| THE EXERCISE |
Give all of the lines again exactly as they read.
# # # # # # #
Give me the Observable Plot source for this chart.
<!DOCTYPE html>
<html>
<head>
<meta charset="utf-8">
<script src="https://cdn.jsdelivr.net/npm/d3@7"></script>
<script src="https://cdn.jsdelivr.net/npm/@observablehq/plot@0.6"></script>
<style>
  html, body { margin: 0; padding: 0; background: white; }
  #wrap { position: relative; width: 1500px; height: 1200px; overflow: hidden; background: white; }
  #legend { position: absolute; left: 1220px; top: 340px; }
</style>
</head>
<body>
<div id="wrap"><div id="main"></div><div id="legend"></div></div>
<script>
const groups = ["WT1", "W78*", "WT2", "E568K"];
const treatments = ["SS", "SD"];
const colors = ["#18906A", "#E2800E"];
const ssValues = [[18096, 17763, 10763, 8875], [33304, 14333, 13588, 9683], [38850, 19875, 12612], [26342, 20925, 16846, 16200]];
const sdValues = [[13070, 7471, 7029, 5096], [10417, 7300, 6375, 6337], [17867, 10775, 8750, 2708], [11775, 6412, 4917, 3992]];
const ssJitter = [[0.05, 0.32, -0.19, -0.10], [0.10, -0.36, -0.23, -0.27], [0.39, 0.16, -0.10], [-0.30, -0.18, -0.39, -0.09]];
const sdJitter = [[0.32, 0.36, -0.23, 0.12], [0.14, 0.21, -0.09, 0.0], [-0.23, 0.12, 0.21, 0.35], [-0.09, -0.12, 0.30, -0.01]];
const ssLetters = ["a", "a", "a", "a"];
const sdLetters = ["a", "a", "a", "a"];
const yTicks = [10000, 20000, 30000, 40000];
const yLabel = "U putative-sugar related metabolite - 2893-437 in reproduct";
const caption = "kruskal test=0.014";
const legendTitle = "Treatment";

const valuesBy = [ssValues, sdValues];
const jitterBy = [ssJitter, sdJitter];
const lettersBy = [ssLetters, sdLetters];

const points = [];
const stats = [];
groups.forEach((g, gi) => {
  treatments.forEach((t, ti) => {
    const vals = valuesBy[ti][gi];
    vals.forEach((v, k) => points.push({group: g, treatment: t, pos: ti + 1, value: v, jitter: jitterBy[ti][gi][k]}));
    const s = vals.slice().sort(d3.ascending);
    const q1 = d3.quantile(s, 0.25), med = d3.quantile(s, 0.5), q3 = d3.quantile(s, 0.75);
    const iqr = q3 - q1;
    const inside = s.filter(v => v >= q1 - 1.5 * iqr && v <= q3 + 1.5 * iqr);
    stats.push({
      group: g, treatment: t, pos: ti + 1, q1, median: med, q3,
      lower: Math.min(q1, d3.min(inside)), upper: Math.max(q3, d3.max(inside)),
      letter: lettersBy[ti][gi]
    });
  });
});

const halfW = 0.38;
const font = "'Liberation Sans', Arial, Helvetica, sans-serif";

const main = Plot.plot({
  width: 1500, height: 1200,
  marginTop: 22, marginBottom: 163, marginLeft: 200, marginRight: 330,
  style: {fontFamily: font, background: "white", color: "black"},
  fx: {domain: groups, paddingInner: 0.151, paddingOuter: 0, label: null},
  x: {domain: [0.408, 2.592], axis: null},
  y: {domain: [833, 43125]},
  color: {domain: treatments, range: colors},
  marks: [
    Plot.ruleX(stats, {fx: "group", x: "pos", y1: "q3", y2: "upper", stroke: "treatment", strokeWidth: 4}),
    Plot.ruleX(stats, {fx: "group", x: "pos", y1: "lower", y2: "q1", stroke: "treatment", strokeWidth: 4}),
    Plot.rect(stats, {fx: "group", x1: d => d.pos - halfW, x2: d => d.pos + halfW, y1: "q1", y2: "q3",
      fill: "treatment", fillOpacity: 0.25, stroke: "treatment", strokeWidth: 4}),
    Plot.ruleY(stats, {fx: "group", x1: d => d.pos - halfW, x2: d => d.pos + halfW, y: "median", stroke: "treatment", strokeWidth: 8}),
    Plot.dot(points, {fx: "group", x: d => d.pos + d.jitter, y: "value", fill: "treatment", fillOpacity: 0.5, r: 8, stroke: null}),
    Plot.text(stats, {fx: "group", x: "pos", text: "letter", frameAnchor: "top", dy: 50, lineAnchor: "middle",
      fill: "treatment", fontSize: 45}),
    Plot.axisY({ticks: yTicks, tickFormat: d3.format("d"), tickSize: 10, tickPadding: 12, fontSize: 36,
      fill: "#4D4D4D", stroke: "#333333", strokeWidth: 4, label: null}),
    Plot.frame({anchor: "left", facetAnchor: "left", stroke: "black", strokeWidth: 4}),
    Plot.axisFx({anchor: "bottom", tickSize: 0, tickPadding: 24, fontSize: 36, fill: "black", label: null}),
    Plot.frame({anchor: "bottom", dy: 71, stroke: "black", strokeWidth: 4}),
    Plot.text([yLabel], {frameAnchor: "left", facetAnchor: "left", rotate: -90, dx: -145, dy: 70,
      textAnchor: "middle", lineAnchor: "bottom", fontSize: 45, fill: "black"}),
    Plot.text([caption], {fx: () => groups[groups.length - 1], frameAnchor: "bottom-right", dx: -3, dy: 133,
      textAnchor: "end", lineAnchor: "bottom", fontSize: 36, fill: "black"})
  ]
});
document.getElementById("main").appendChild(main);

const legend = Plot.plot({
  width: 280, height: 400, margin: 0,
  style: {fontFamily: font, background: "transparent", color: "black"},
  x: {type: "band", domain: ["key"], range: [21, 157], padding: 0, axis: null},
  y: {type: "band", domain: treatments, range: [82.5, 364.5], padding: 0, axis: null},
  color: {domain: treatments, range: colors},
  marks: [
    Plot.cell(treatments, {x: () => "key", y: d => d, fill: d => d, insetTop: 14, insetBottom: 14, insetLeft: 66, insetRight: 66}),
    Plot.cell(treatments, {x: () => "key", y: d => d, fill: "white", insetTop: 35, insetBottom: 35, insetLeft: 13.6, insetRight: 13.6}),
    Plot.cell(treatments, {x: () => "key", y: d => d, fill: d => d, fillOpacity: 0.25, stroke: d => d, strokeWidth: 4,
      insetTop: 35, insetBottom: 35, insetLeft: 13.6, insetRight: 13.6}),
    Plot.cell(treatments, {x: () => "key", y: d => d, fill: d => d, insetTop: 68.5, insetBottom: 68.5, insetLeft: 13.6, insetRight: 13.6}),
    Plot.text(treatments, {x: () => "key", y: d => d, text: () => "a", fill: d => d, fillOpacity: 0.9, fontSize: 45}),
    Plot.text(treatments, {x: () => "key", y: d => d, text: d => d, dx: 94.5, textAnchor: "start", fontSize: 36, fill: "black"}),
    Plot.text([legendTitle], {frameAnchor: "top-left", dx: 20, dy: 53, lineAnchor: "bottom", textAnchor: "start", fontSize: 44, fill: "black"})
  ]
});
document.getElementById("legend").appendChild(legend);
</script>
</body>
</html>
# # # # # # #
| RESPONSE BELOW |
Give me the Observable Plot source for this chart.
<!DOCTYPE html>
<html>
<head>
<meta charset="utf-8">
<script src="https://cdn.jsdelivr.net/npm/d3@7"></script>
<script src="https://cdn.jsdelivr.net/npm/@observablehq/plot@0.6"></script>
<style>
  html, body { margin: 0; padding: 0; background: white; }
  #wrap { position: relative; width: 1500px; height: 1200px; overflow: hidden; background: white; }
  #legend { position: absolute; left: 1220px; top: 340px; }
</style>
</head>
<body>
<div id="wrap"><div id="main"></div><div id="legend"></div></div>
<script>
const groups = ["WT1", "W78*", "WT2", "E568K"];
const treatments = ["SS", "SD"];
const colors = ["#18906A", "#E2800E"];
const ssValues = [[18096, 17763, 10763, 8875], [33304, 14333, 13588, 9683], [38850, 19875, 12612], [26342, 20925, 16846, 16200]];
const sdValues = [[13070, 7471, 7029, 5096], [10417, 7300, 6375, 6337], [17867, 10775, 8750, 2708], [11775, 6412, 4917, 3992]];
const ssJitter = [[0.05, 0.32, -0.19, -0.10], [0.10, -0.36, -0.23, -0.27], [0.39, 0.16, -0.10], [-0.30, -0.18, -0.39, -0.09]];
const sdJitter = [[0.32, 0.36, -0.23, 0.12], [0.14, 0.21, -0.09, 0.0], [-0.23, 0.12, 0.21, 0.35], [-0.09, -0.12, 0.30, -0.01]];
const ssLetters = ["a", "a", "a", "a"];
const sdLetters = ["a", "a", "a", "a"];
const yTicks = [10000, 20000, 30000, 40000];
const yLabel = "U putative-sugar related metabolite - 2893-437 in reproduct";
const caption = "kruskal test=0.014";
const legendTitle = "Treatment";

const valuesBy = [ssValues, sdValues];
const jitterBy = [ssJitter, sdJitter];
const lettersBy = [ssLetters, sdLetters];

const points = [];
const stats = [];
groups.forEach((g, gi) => {
  treatments.forEach((t, ti) => {
    const vals = valuesBy[ti][gi];
    vals.forEach((v, k) => points.push({group: g, treatment: t, pos: ti + 1, value: v, jitter: jitterBy[ti][gi][k]}));
    const s = vals.slice().sort(d3.ascending);
    const q1 = d3.quantile(s, 0.25), med = d3.quantile(s, 0.5), q3 = d3.quantile(s, 0.75);
    const iqr = q3 - q1;
    const inside = s.filter(v => v >= q1 - 1.5 * iqr && v <= q3 + 1.5 * iqr);
    stats.push({
      group: g, treatment: t, pos: ti + 1, q1, median: med, q3,
      lower: Math.min(q1, d3.min(inside)), upper: Math.max(q3, d3.max(inside)),
      letter: lettersBy[ti][gi]
    });
  });
});

const halfW = 0.38;
const font = "'Liberation Sans', Arial, Helvetica, sans-serif";

const main = Plot.plot({
  width: 1500, height: 1200,
  marginTop: 22, marginBottom: 163, marginLeft: 200, marginRight: 330,
  style: {fontFamily: font, background: "white", color: "black"},
  fx: {domain: groups, paddingInner: 0.151, paddingOuter: 0, label: null},
  x: {domain: [0.408, 2.592], axis: null},
  y: {domain: [833, 43125]},
  color: {domain: treatments, range: colors},
  marks: [
    Plot.ruleX(stats, {fx: "group", x: "pos", y1: "q3", y2: "upper", stroke: "treatment", strokeWidth: 4}),
    Plot.ruleX(stats, {fx: "group", x: "pos", y1: "lower", y2: "q1", stroke: "treatment", strokeWidth: 4}),
    Plot.rect(stats, {fx: "group", x1: d => d.pos - halfW, x2: d => d.pos + halfW, y1: "q1", y2: "q3",
      fill: "treatment", fillOpacity: 0.25, stroke: "treatment", strokeWidth: 4}),
    Plot.ruleY(stats, {fx: "group", x1: d => d.pos - halfW, x2: d => d.pos + halfW, y: "median", stroke: "treatment", strokeWidth: 8}),
    Plot.dot(points, {fx: "group", x: d => d.pos + d.jitter, y: "value", fill: "treatment", fillOpacity: 0.5, r: 8, stroke: null}),
    Plot.text(stats, {fx: "group", x: "pos", text: "letter", frameAnchor: "top", dy: 50, lineAnchor: "middle",
      fill: "treatment", fontSize: 45}),
    Plot.axisY({ticks: yTicks, tickFormat: d3.format("d"), tickSize: 10, tickPadding: 12, fontSize: 36,
      fill: "#4D4D4D", stroke: "#333333", strokeWidth: 4, label: null}),
    Plot.frame({anchor: "left", facetAnchor: "left", stroke: "black", strokeWidth: 4}),
    Plot.axisFx({anchor: "bottom", tickSize: 0, tickPadding: 24, fontSize: 36, fill: "black", label: null}),
    Plot.frame({anchor: "bottom", dy: 71, stroke: "black", strokeWidth: 4}),
    Plot.text([yLabel], {frameAnchor: "left", facetAnchor: "left", rotate: -90, dx: -145, dy: 70,
      textAnchor: "middle", lineAnchor: "bottom", fontSize: 45, fill: "black"}),
    Plot.text([caption], {fx: () => groups[groups.length - 1], frameAnchor: "bottom-right", dx: -3, dy: 133,
      textAnchor: "end", lineAnchor: "bottom", fontSize: 36, fill: "black"})
  ]
});
document.getElementById("main").appendChild(main);

const legend = Plot.plot({
  width: 280, height: 400, margin: 0,
  style: {fontFamily: font, background: "transparent", color: "black"},
  x: {type: "band", domain: ["key"], range: [21, 157], padding: 0, axis: null},
  y: {type: "band", domain: treatments, range: [82.5, 364.5], padding: 0, axis: null},
  color: {domain: treatments, range: colors},
  marks: [
    Plot.cell(treatments, {x: () => "key", y: d => d, fill: d => d, insetTop: 14, insetBottom: 14, insetLeft: 66, insetRight: 66}),
    Plot.cell(treatments, {x: () => "key", y: d => d, fill: "white", insetTop: 35, insetBottom: 35, insetLeft: 13.6, insetRight: 13.6}),
    Plot.cell(treatments, {x: () => "key", y: d => d, fill: d => d, fillOpacity: 0.25, stroke: d => d, strokeWidth: 4,
      insetTop: 35, insetBottom: 35, insetLeft: 13.6, insetRight: 13.6}),
    Plot.cell(treatments, {x: () => "key", y: d => d, fill: d => d, insetTop: 68.5, insetBottom: 68.5, insetLeft: 13.6, insetRight: 13.6}),
    Plot.text(treatments, {x: () => "key", y: d => d, text: () => "a", fill: d => d, fillOpacity: 0.9, fontSize: 45}),
    Plot.text(treatments, {x: () => "key", y: d => d, text: d => d, dx: 94.5, textAnchor: "start", fontSize: 36, fill: "black"}),
    Plot.text([legendTitle], {frameAnchor: "top-left", dx: 20, dy: 53, lineAnchor: "bottom", textAnchor: "start", fontSize: 44, fill: "black"})
  ]
});
document.getElementById("legend").appendChild(legend);
</script>
</body>
</html>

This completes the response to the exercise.